Anonymized interview with Mrs S.M. CIHC Oral History Collection 21-1, 2013.

Refugees making their way to the British lines during the Battle of Surabaya. East Java, 1945. Photographer unknown. KITLV 44717.

Transcription

SM: “The street had to be evacuated. They had warned us that a Dutch plane would be bombing the street.”

I: “Why would they do that?”

SM: “I don’t know. Then I had to poo. Everyone was waiting for me outside the door. My mother told me all this later. My mother helped me. Then I’d just finished so my mother and I ran to the front door where everyone was already in the street waiting. Then the whole building was bombed to the ground, right behind me.”

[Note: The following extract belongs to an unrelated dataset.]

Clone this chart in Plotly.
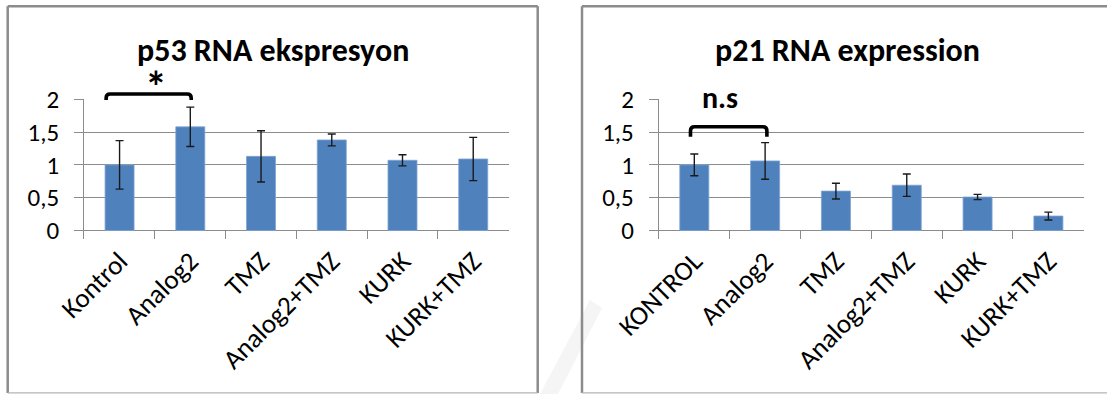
import plotly.graph_objects as go

# ---------------- data ----------------
p53_categories = ["Kontrol", "Analog2", "TMZ", "Analog2+TMZ", "KURK", "KURK+TMZ"]
p53_values = [1.00, 1.58, 1.13, 1.38, 1.07, 1.09]
p53_errors = [0.37, 0.30, 0.39, 0.09, 0.085, 0.33]

p21_categories = ["KONTROL", "Analog2", "TMZ", "Analog2+TMZ", "KURK", "KURK+TMZ"]
p21_values = [1.00, 1.06, 0.60, 0.69, 0.51, 0.22]
p21_errors = [0.165, 0.28, 0.12, 0.17, 0.04, 0.06]

y_tickvals = [0, 0.5, 1, 1.5, 2]
y_ticktext = ["0", "0,5", "1", "1,5", "2"]

titles = ["p53 RNA ekspresyon", "p21 RNA expression"]
sig_labels = ["*", "n.s"]

# ---------------- layout constants ----------------
W, H = 1107, 394
FONT = "Carlito, Calibri, Lato, sans-serif"
BAR = "#4F81BD"
GRID = "#8C8C8C"
YMIN, YMAX = -0.13, 2.0

xdom_left = [84.2 / W, 508.6 / W]
xdom_right = [658.9 / W, 1083.8 / W]
ydom = [1 - 239.0 / H, 1 - 99.3 / H]


def px(xdom, xc):
    return xdom[0] + (xc + 0.5) / 6 * (xdom[1] - xdom[0])


def py(yv):
    return ydom[0] + (yv - YMIN) / (YMAX - YMIN) * (ydom[1] - ydom[0])


fig = go.Figure()

fig.add_trace(go.Bar(
    x=p53_categories, y=p53_values, width=0.41,
    marker=dict(color=BAR, line=dict(color="#7FA3D3", width=0.8)),
    error_y=dict(type="data", array=p53_errors, color="#1a1a1a", thickness=1.4, width=4),
    xaxis="x", yaxis="y", showlegend=False,
))
fig.add_trace(go.Bar(
    x=p21_categories, y=p21_values, width=0.41,
    marker=dict(color=BAR, line=dict(color="#7FA3D3", width=0.8)),
    error_y=dict(type="data", array=p21_errors, color="#1a1a1a", thickness=1.4, width=4),
    xaxis="x2", yaxis="y2", showlegend=False,
))

xcommon = dict(
    type="category", range=[-0.5, 5.5], showgrid=False, showline=False, zeroline=False,
    ticks="inside", tickson="boundaries", ticklen=8, tickcolor=GRID, tickwidth=1.2,
    tickangle=-45, tickfont=dict(family=FONT, size=27, color="#000"), fixedrange=True,
    automargin=False,
)
ycommon = dict(
    range=[YMIN, YMAX], domain=ydom, tickvals=y_tickvals, ticktext=y_ticktext,
    showgrid=True, gridcolor=GRID, gridwidth=1.2,
    zeroline=True, zerolinecolor=GRID, zerolinewidth=1.2,
    showline=True, linecolor=GRID, linewidth=1.2,
    ticks="outside", ticklen=9, tickcolor=GRID, tickwidth=1.2,
    ticklabelstandoff=10,
    tickfont=dict(family=FONT, size=25, color="#000"), fixedrange=True,
    automargin=False,
)

fig.update_layout(
    template="none",
    width=W, height=H, margin=dict(l=0, r=0, t=0, b=0, pad=0), autosize=False,
    paper_bgcolor="white", plot_bgcolor="rgba(0,0,0,0)",
    xaxis=dict(domain=xdom_left, anchor="y", **xcommon),
    yaxis=dict(anchor="x", **ycommon),
    xaxis2=dict(domain=xdom_right, anchor="y2", **xcommon),
    yaxis2=dict(anchor="x2", **ycommon),
    bargap=0.59,
)

shapes = []
# faint watermark band between panels
shapes.append(dict(type="path", xref="paper", yref="paper", layer="below",
                   path="M %f,%f L %f,%f L %f,%f L %f,%f Z" % (
                       540 / W, 0, 590 / W, 1 - 300 / H, 602 / W, 1 - 308 / H, 558 / W, 0),
                   fillcolor="#F5F5F5", line=dict(width=0)))


def seg(x0, y0, x1, y1, color, width):
    return dict(type="line", xref="paper", yref="paper",
                x0=x0 / W, y0=1 - y0 / H, x1=x1 / W, y1=1 - y1 / H,
                line=dict(color=color, width=width))


# panel borders (left panel)
shapes += [
    seg(7.7, 6.3, 537.7, 6.3, GRID, 2.5),
    seg(7.7, 6.3, 7.7, 393, GRID, 2.5),
    seg(537.7, 6.3, 537.7, 393, GRID, 2.5),
    seg(7.7, 392.8, 537.7, 392.8, "#B4B4B4", 1.3),
]
# panel borders (right panel, right edge off-screen)
shapes += [
    seg(582, 6.3, 1110, 6.3, GRID, 2.5),
    seg(582, 6.3, 582, 393, GRID, 2.5),
    seg(582, 392.8, 1110, 392.8, "#B4B4B4", 1.3),
]


def bracket(xdom, xa, xb, ylow, ytop):
    x0, x1 = px(xdom, xa), px(xdom, xb)
    y0, y1 = py(ylow), py(ytop)
    rx, ry = 4 / W, 4 / H
    return dict(type="path", xref="paper", yref="paper",
                path=("M %f,%f L %f,%f Q %f,%f %f,%f L %f,%f Q %f,%f %f,%f L %f,%f" % (
                    x0, y0, x0, y1 - ry, x0, y1, x0 + rx, y1,
                    x1 - rx, y1, x1, y1, x1, y1 - ry, x1, y0)),
                line=dict(color="black", width=3.6))


shapes.append(bracket(xdom_left, -0.19, 1.013, 1.99, 2.08))
shapes.append(bracket(xdom_right, -0.054, 1.025, 1.43, 1.582))
fig.update_layout(shapes=shapes)

annotations = [
    dict(text="<b>%s</b>" % titles[0], xref="paper", yref="paper",
         x=272.7 / W, y=1 - 50 / H, showarrow=False, xanchor="center", yanchor="middle",
         font=dict(family=FONT, size=32, color="#000")),
    dict(text="<b>%s</b>" % titles[1], xref="paper", yref="paper",
         x=847 / W, y=1 - 50 / H, showarrow=False, xanchor="center", yanchor="middle",
         font=dict(family=FONT, size=32, color="#000")),
    dict(text="<b>%s</b>" % sig_labels[0], xref="paper", yref="paper",
         x=px(xdom_left, 0.51), y=py(2.19),
         showarrow=False, xanchor="center", yanchor="middle",
         font=dict(family=FONT, size=44, color="#000")),
    dict(text="<b>%s</b>" % sig_labels[1], xref="paper", yref="paper",
         x=px(xdom_right, 0.36), y=py(2.035),
         showarrow=False, xanchor="center", yanchor="middle",
         font=dict(family=FONT, size=30, color="#000")),
]
fig.update_layout(annotations=annotations)

fig.write_html("out.html")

I: “So the bomb fell on your house?”

SM: “Yes, I got such a fright. I clung to my mother’s legs, but she was heavily pregnant with my brother. I can remember in fragments that there were a lot of people lying in the street with their stomachs ripped open, blood, a broken leg and intestines. That was a bombardment like you see in films. A bomb doesn’t have eyes. They don’t just bomb the buildings; they were bombing the people too. So they could claim that Indonesia still belongs to the Netherlands. We walked to the borrowed house and then the next day my brother was born. In Jalan Dempo. We could borrow that house because the people who lived there had already fled.”